▸ Required work
Starting from the top of the material, restate each line exactly until the line that contains "16.07, 16.12, 16.15, 16.19]", which is also copied. Pictures are excluded.

▸ Data shown
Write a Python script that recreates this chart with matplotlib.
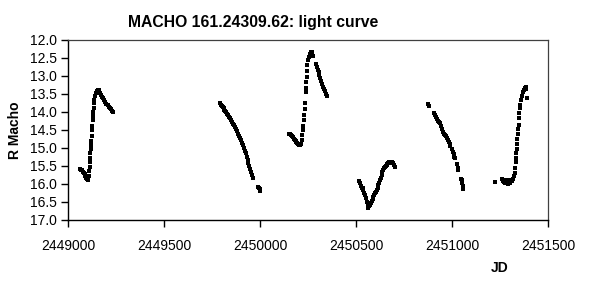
import matplotlib
matplotlib.use("Agg")
import matplotlib.pyplot as plt

plt.rcParams['font.family'] = ['Liberation Sans', 'DejaVu Sans']

# ---- data ----
seg1_jd = [2449061, 2449066, 2449071, 2449076, 2449081, 2449086, 2449090, 2449094, 2449098,
           2449102, 2449105, 2449108, 2449110, 2449112, 2449114, 2449115, 2449117, 2449118,
           2449120, 2449121, 2449123, 2449125, 2449127, 2449128, 2449130, 2449131, 2449133,
           2449135, 2449138, 2449142, 2449147, 2449152, 2449157, 2449161, 2449166, 2449171,
           2449176, 2449182, 2449188, 2449194, 2449200, 2449206, 2449212, 2449218, 2449224,
           2449230, 2449235]
seg1_mag = [15.58, 15.60, 15.61, 15.66, 15.70, 15.73, 15.78, 15.82, 15.86,
            15.89, 15.86, 15.78, 15.64, 15.52, 15.40, 15.28, 15.15, 15.02,
            14.92, 14.80, 14.66, 14.50, 14.38, 14.22, 14.10, 14.00, 13.88,
            13.76, 13.66, 13.55, 13.47, 13.42, 13.39, 13.40, 13.46, 13.52,
            13.57, 13.62, 13.68, 13.73, 13.77, 13.81, 13.85, 13.89, 13.93,
            13.97, 14.00]

seg2_jd = [2449790, 2449795, 2449800, 2449805, 2449810, 2449815, 2449820, 2449825, 2449830,
           2449835, 2449840, 2449845, 2449850, 2449855, 2449860, 2449865, 2449870, 2449875,
           2449880, 2449885, 2449890, 2449895, 2449900, 2449905, 2449910, 2449915, 2449920,
           2449925, 2449930, 2449935, 2449940, 2449945, 2449950, 2449955, 2449960, 2449965,
           2449990, 2449994, 2449998, 2450002]
seg2_mag = [13.76, 13.80, 13.83, 13.87, 13.90, 13.94, 13.97, 14.01, 14.05,
            14.09, 14.14, 14.18, 14.23, 14.27, 14.32, 14.36, 14.41, 14.47,
            14.54, 14.60, 14.67, 14.73, 14.79, 14.86, 14.92, 14.99, 15.07,
            15.15, 15.24, 15.32, 15.41, 15.49, 15.58, 15.67, 15.75, 15.84,
            16.07, 16.12, 16.15, 16.19]

seg3_jd = [2450150, 2450155, 2450160, 2450165, 2450170, 2450175, 2450180, 2450185, 2450190,
           2450195, 2450200, 2450205, 2450210, 2450214, 2450218, 2450221, 2450224, 2450226,
           2450228, 2450230, 2450232, 2450234, 2450237, 2450239, 2450241, 2450243, 2450245,
           2450247, 2450250, 2450255, 2450260, 2450265, 2450269, 2450273, 2450278, 2450293,
           2450297, 2450301, 2450305, 2450309, 2450313, 2450318, 2450322, 2450327, 2450332,
           2450337, 2450342, 2450347]
seg3_mag = [14.60, 14.62, 14.65, 14.68, 14.70, 14.74, 14.78, 14.80, 14.83,
            14.86, 14.88, 14.92, 14.93, 14.88, 14.78, 14.65, 14.50, 14.38,
            14.22, 14.08, 13.92, 13.76, 13.45, 13.34, 13.18, 13.02, 12.86,
            12.69, 12.56, 12.47, 12.40, 12.34, 12.32, 12.36, 12.45, 12.66,
            12.74, 12.82, 12.90, 12.98, 13.06, 13.14, 13.22, 13.30, 13.37,
            13.43, 13.49, 13.55]

seg4_jd = [2450518, 2450521, 2450526, 2450530, 2450534, 2450538, 2450543, 2450547, 2450551,
           2450555, 2450560, 2450564, 2450569, 2450573, 2450577, 2450582, 2450586, 2450590,
           2450595, 2450599, 2450604, 2450608, 2450612, 2450616, 2450621, 2450625, 2450630,
           2450634, 2450638, 2450642, 2450647, 2450651, 2450656, 2450660, 2450664, 2450668,
           2450673, 2450677, 2450682, 2450686, 2450690, 2450694, 2450699, 2450703]
seg4_mag = [15.92, 15.98, 16.05, 16.12, 16.10, 16.18, 16.26, 16.31, 16.40,
            16.50, 16.58, 16.66, 16.62, 16.58, 16.54, 16.48, 16.42, 16.35,
            16.30, 16.26, 16.21, 16.16, 16.10, 16.03, 15.96, 15.89, 15.82,
            15.75, 15.68, 15.61, 15.56, 15.52, 15.49, 15.46, 15.44, 15.42,
            15.40, 15.38, 15.38, 15.39, 15.41, 15.43, 15.47, 15.52]

seg5_jd = [2450876, 2450880, 2450905, 2450911, 2450915, 2450920, 2450925, 2450930, 2450937,
           2450942, 2450947, 2450952, 2450957, 2450962, 2450967, 2450972, 2450977, 2450982,
           2450987, 2450992, 2450998, 2451003, 2451008, 2451012, 2451016, 2451025, 2451030,
           2451033, 2451047, 2451050, 2451053, 2451056, 2451059]
seg5_mag = [13.79, 13.82, 14.02, 14.08, 14.14, 14.20, 14.24, 14.27, 14.31,
            14.40, 14.48, 14.55, 14.60, 14.63, 14.67, 14.72, 14.78, 14.84,
            14.89, 14.95, 15.03, 15.10, 15.18, 15.24, 15.29, 15.45, 15.55,
            15.61, 15.85, 15.89, 15.97, 16.05, 16.15]

seg6_jd = [2451224, 2451262, 2451266, 2451270, 2451274, 2451278, 2451282, 2451286, 2451290,
           2451294, 2451298, 2451302, 2451306, 2451310, 2451314, 2451318, 2451322, 2451326,
           2451329, 2451331, 2451333, 2451335, 2451337, 2451339, 2451341, 2451343, 2451345,
           2451347, 2451349, 2451351, 2451353, 2451356, 2451360, 2451365, 2451370, 2451375,
           2451380, 2451385, 2451388, 2451390]
seg6_mag = [15.94, 15.85, 15.92, 15.95, 15.88, 15.97, 15.90, 15.96, 15.99,
            15.94, 15.90, 15.97, 15.93, 15.88, 15.93, 15.85, 15.78, 15.70,
            15.55, 15.40, 15.28, 15.15, 15.02, 14.90, 14.75, 14.62, 14.48,
            14.35, 14.18, 14.04, 13.90, 13.80, 13.68, 13.55, 13.45, 13.38,
            13.33, 13.31, 13.36, 13.62]

jd = seg1_jd + seg2_jd + seg3_jd + seg4_jd + seg5_jd + seg6_jd
mag = seg1_mag + seg2_mag + seg3_mag + seg4_mag + seg5_mag + seg6_mag

x_ticks = [2449000, 2449500, 2450000, 2450500, 2451000, 2451500]
y_ticks = [12.0, 12.5, 13.0, 13.5, 14.0, 14.5, 15.0, 15.5, 16.0, 16.5, 17.0]

title = "MACHO 161.24309.62: light curve"

# ---- figure ----
fig = plt.figure(figsize=(5.89, 2.93), dpi=100)
ax = fig.add_axes([68/589, 1-220/293, (548-68)/589, (220-40)/293])

ax.plot(jd, mag, linestyle='none', marker='s', markersize=2.5, color='black',
        markeredgewidth=0)

ax.set_xlim(x_ticks[0], x_ticks[-1])
ax.set_ylim(y_ticks[-1], y_ticks[0])
ax.set_xticks(x_ticks)
ax.set_xticklabels([str(t) for t in x_ticks])
ax.set_yticks(y_ticks)
ax.set_yticklabels([f"{t:.1f}" for t in y_ticks])

ax.tick_params(axis='both', direction='out', length=5, width=1, labelsize=10,
               colors='black')
ax.tick_params(axis='y', pad=3)
ax.tick_params(axis='x', pad=9)

for s in ['left', 'bottom']:
    ax.spines[s].set_color('black')
    ax.spines[s].set_linewidth(1.0)
for s in ['top', 'right']:
    ax.spines[s].set_color('#404040')
    ax.spines[s].set_linewidth(0.9)

fig.text(253/589, 1-22/293, title, ha='center', va='center', fontsize=11.3,
         fontweight='bold')
fig.text(500/589, 1-268/293, "JD", ha='center', va='center', fontsize=10,
         fontweight='bold')
fig.text(15/589, 1-130/293, "R Macho", ha='center', va='center', fontsize=10,
         fontweight='bold', rotation=90)

fig.savefig("out.png", dpi=100)
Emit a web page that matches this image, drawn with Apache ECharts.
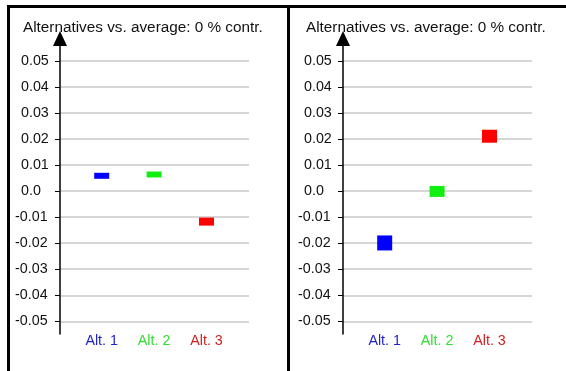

▸ Written response
Write a Python script that recreates this chart with matplotlib.
import matplotlib
matplotlib.use("Agg")
import matplotlib.pyplot as plt

plt.rcParams['font.family'] = ['Liberation Sans', 'DejaVu Sans']

# ---- data ----
seg1_jd = [2449061, 2449066, 2449071, 2449076, 2449081, 2449086, 2449090, 2449094, 2449098,
           2449102, 2449105, 2449108, 2449110, 2449112, 2449114, 2449115, 2449117, 2449118,
           2449120, 2449121, 2449123, 2449125, 2449127, 2449128, 2449130, 2449131, 2449133,
           2449135, 2449138, 2449142, 2449147, 2449152, 2449157, 2449161, 2449166, 2449171,
           2449176, 2449182, 2449188, 2449194, 2449200, 2449206, 2449212, 2449218, 2449224,
           2449230, 2449235]
seg1_mag = [15.58, 15.60, 15.61, 15.66, 15.70, 15.73, 15.78, 15.82, 15.86,
            15.89, 15.86, 15.78, 15.64, 15.52, 15.40, 15.28, 15.15, 15.02,
            14.92, 14.80, 14.66, 14.50, 14.38, 14.22, 14.10, 14.00, 13.88,
            13.76, 13.66, 13.55, 13.47, 13.42, 13.39, 13.40, 13.46, 13.52,
            13.57, 13.62, 13.68, 13.73, 13.77, 13.81, 13.85, 13.89, 13.93,
            13.97, 14.00]

seg2_jd = [2449790, 2449795, 2449800, 2449805, 2449810, 2449815, 2449820, 2449825, 2449830,
           2449835, 2449840, 2449845, 2449850, 2449855, 2449860, 2449865, 2449870, 2449875,
           2449880, 2449885, 2449890, 2449895, 2449900, 2449905, 2449910, 2449915, 2449920,
           2449925, 2449930, 2449935, 2449940, 2449945, 2449950, 2449955, 2449960, 2449965,
           2449990, 2449994, 2449998, 2450002]
seg2_mag = [13.76, 13.80, 13.83, 13.87, 13.90, 13.94, 13.97, 14.01, 14.05,
            14.09, 14.14, 14.18, 14.23, 14.27, 14.32, 14.36, 14.41, 14.47,
            14.54, 14.60, 14.67, 14.73, 14.79, 14.86, 14.92, 14.99, 15.07,
            15.15, 15.24, 15.32, 15.41, 15.49, 15.58, 15.67, 15.75, 15.84,
            16.07, 16.12, 16.15, 16.19]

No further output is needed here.